Hay algo grandioso en quienes no abandonan el ancla y el bastón de un oficio.

Algo grandioso en el último poema de Padeletti: “Hay que afrontar ahora / los ubicuos guardianes del umbral / y alcanzar, más allá,/ la tierra pura de tiempo”.

Tiene una lógica para nada azarosa que después del adiós a Dal Masetto, su amigo Saccomanno haya escrito Antonio, ese bello réquiem en segunda persona, esa carta al infinito, ese artilugio para dejar grabado en fuego un duelo de los que no se extinguen.

La clave la da el mismo Saccomanno. 

“Aun cuando recibe la consagración literaria, Antonio se mantiene apartado, solitario. Su obra se cifra en una idea luminosa: un libro debe ser como un nogal”, lo recuerda.

Y vuelve en Antonio sobre conversaciones al garete, aparentes, contradictorias.

“Los libros que nos gustan son aquellos que fueron escritos por necesidad. Y esto, también decimos va contra la idea del oficio. 

”Nos contradecimos. 

”Pero también es cierto que se alcanza un punto en que el oficio es también necesidad. Nuestro mayor miedo es que no terminemos la historia que estamos escribiendo.”

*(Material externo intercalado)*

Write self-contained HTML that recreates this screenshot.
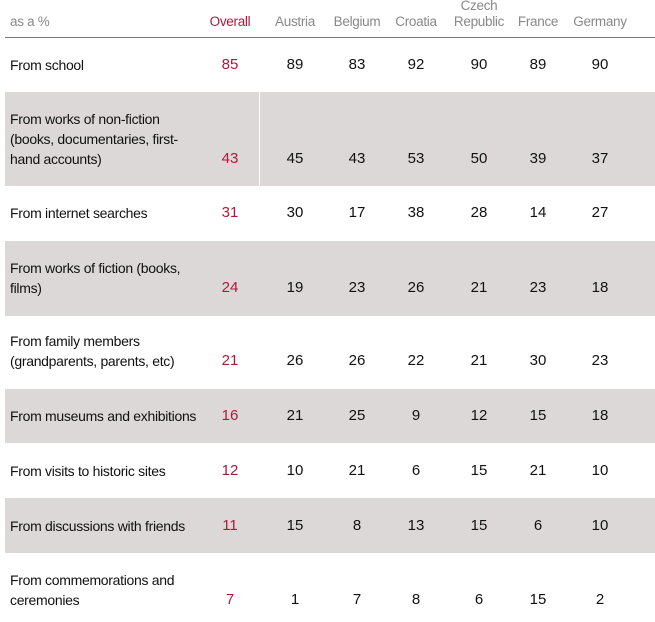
<!DOCTYPE html>
<html><head><style>
body{margin:0;width:655px;height:622px;background:#fff;position:relative;font-family:"Liberation Sans",sans-serif;overflow:hidden}
.t{position:absolute;font-size:14px;color:#111;letter-spacing:-0.3px;line-height:20px}
.h{position:absolute;font-size:13.5px;color:#888;letter-spacing:-0.3px;text-align:center;line-height:16px}
.g{position:absolute;left:5px;width:650px;background:#dcd8d7}
.v{position:absolute;font-size:15px;color:#111;text-align:center;width:40px;line-height:20px}
.r{color:#b0183a}
</style></head><body>
<div class="g" style="top:92px;height:94px"></div>
<div class="g" style="top:241px;height:75px"></div>
<div class="g" style="top:389px;height:54px"></div>
<div class="g" style="top:498px;height:55px"></div>
<div style="position:absolute;left:259px;top:92px;width:1px;height:94px;background:#fff"></div>
<div style="position:absolute;left:5px;top:37px;width:650px;height:1px;background:#777"></div>
<div class="h" style="left:10px;top:14px;text-align:left">as a %</div>
<div class="h r" style="left:200px;top:14px;width:60px">Overall</div>
<div class="h" style="left:265px;top:14px;width:60px">Austria</div>
<div class="h" style="left:325px;top:14px;width:64px">Belgium</div>
<div class="h" style="left:386px;top:14px;width:60px">Croatia</div>
<div class="h" style="left:449px;top:-2px;width:60px">Czech<br>Republic</div>
<div class="h" style="left:508px;top:14px;width:60px">France</div>
<div class="h" style="left:568px;top:14px;width:64px">Germany</div>
<div id="rows"></div>
<script>
var rows=[
[55,["From school"],[85,89,83,92,90,89,90]],
[149,["From works of non-fiction","(books, documentaries, first-","hand accounts)"],[43,45,43,53,50,39,37]],
[203,["From internet searches"],[31,30,17,38,28,14,27]],
[278,["From works of fiction (books,","films)"],[24,19,23,26,21,23,18]],
[351,["From family members","(grandparents, parents, etc)"],[21,26,26,22,21,30,23]],
[406,["From museums and exhibitions"],[16,21,25,9,12,15,18]],
[461,["From visits to historic sites"],[12,10,21,6,15,21,10]],
[516,["From discussions with friends"],[11,15,8,13,15,6,10]],
[590,["From commemorations and","ceremonies"],[7,1,7,8,6,15,2]]];
var cx=[230,295,357,416,479,538,600],h="";
rows.forEach(function(r){var n=r[1].length;var top=r[0]-(n-1)*20;
h+='<div class="t" style="left:10px;top:'+top+'px">'+r[1].join('<br>')+'</div>';
r[2].forEach(function(v,i){h+='<div class="v'+(i==0?' r':'')+'" style="left:'+(cx[i]-20)+'px;top:'+r[0]+'px">'+v+'</div>';});});
document.getElementById('rows').innerHTML=h;
</script>
</body></html>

En esos días finales de escritura de La última pelea, como dos amigos corridos de la vanidad, golpeados pero a la espera de una piña salvadora, Antonio Dal Masetto, y su primer y último lector, Guillermo Saccomanno, siguen jugando antes que nada por la camiseta. 

Juegan, mientras el cuerpo aguante, por el honor. 

Por la palabra que empuja las sombras lejos.